DATASET EXCERPT
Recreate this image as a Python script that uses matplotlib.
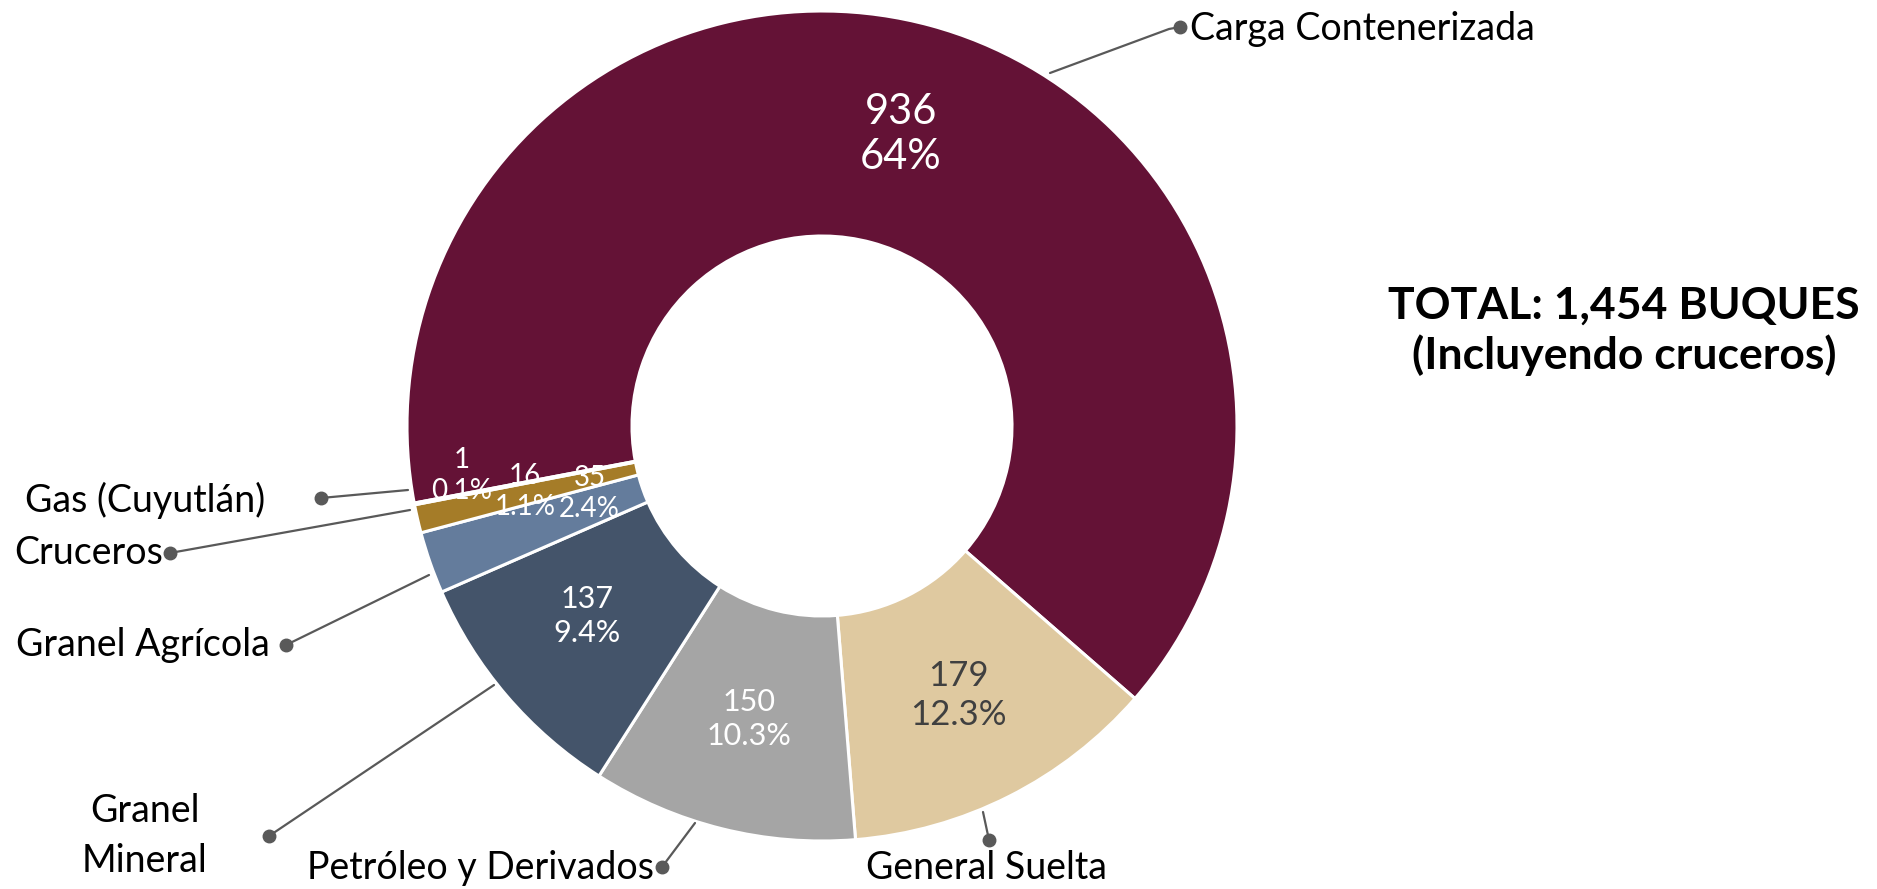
import matplotlib
matplotlib.use("Agg")
import matplotlib.pyplot as plt
import numpy as np

plt.rcParams['font.family'] = ['Lato', 'DejaVu Sans']

# data
categorias = ['Carga Contenerizada', 'General Suelta', 'Petróleo y Derivados',
              'Granel Mineral', 'Granel Agrícola', 'Cruceros', 'Gas (Cuyutlán)']
buques = [936, 179, 150, 137, 35, 16, 1]
porcentajes = ['64%', '12.3%', '10.3%', '9.4%', '2.4%', '1.1%', '0.1%']
total_txt = 'TOTAL: 1,454 BUQUES\n(Incluyendo cruceros)'

colores = ['#641236', '#DFC9A0', '#A5A5A5', '#44546A', '#647C9C', '#A57C28', '#7A1530']
col_txt = ['white', '#404040', 'white', 'white', 'white', 'white', 'white']
size_txt = [30, 25, 22, 22, 20, 20, 20]

W, H = 1877, 889
fig = plt.figure(figsize=(W / 100, H / 100), dpi=100)
ax = fig.add_axes([0, 0, 1, 1])


def P(x, y):
    # pixel coords (y from top) -> data coords
    return x, H - y


cx, cy = P(822, 426)
R_out, R_in = 415, 190

wedges, _ = ax.pie(buques, colors=colores, startangle=190.7, counterclock=False,
                   radius=R_out, center=(cx, cy),
                   wedgeprops=dict(width=R_out - R_in, edgecolor='white', linewidth=2.2))

# inside labels: (radius, angle shift) tweaks for the thin slices
ajustes = [(302, 0), (302, 0), (302, 0), (302, -1.5), (242, -3), (304, -0.5), (364, -3)]
for i, w in enumerate(wedges):
    ang = (w.theta1 + w.theta2) / 2
    r, da = ajustes[i]
    a = np.radians(ang + da)
    ax.text(cx + r * np.cos(a), cy + r * np.sin(a),
            f'{buques[i]}\n{porcentajes[i]}', ha='center', va='center',
            color=col_txt[i], fontsize=size_txt[i], linespacing=1.25)

# external labels: line start, (optional bend), dot, text position, alignment
gris = '#595959'
etiquetas = [
    ([(1050, 73), (1169, 29)], (1180, 27), (1190, 29), 'left'),
    ([(983, 812)], (989, 840), (987, 868), 'center'),
    ([(695, 823)], (662, 867), (654, 868), 'right'),
    ([(494, 685)], (269, 836), (145, 836), 'center'),
    ([(429, 575)], (286, 645), (270, 645), 'right'),
    ([(410, 510)], (170, 553), (163, 553), 'right'),
    ([(408, 490)], (321, 498), (265, 500), 'right'),
]
for i, (pts, dot, tp, ha) in enumerate(etiquetas):
    xs = [P(*p)[0] for p in pts] + [P(*dot)[0]]
    ys = [P(*p)[1] for p in pts] + [P(*dot)[1]]
    ax.plot(xs, ys, color=gris, lw=1.6, solid_capstyle='round')
    ax.plot(*P(*dot), 'o', color=gris, ms=9)
    nombre = 'Granel\nMineral' if categorias[i] == 'Granel Mineral' else categorias[i]
    ax.text(*P(*tp), nombre, ha=ha, va='center', fontsize=27, color='black',
            linespacing=1.45)

ax.text(*P(1624, 331), total_txt, ha='center', va='center', fontsize=32,
        fontweight='bold', color='black', linespacing=1.25)

ax.set_xlim(0, W)
ax.set_ylim(0, H)
ax.set_aspect('auto')
ax.axis('off')

fig.savefig('out.png', dpi=100, facecolor='white')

REQUIRED TASK
Look above for lines with the word "matplotlib" and copy them all.

ANSWER TO THE TASK
Recreate this image as a Python script that uses matplotlib.
import matplotlib
matplotlib.use("Agg")
import matplotlib.pyplot as plt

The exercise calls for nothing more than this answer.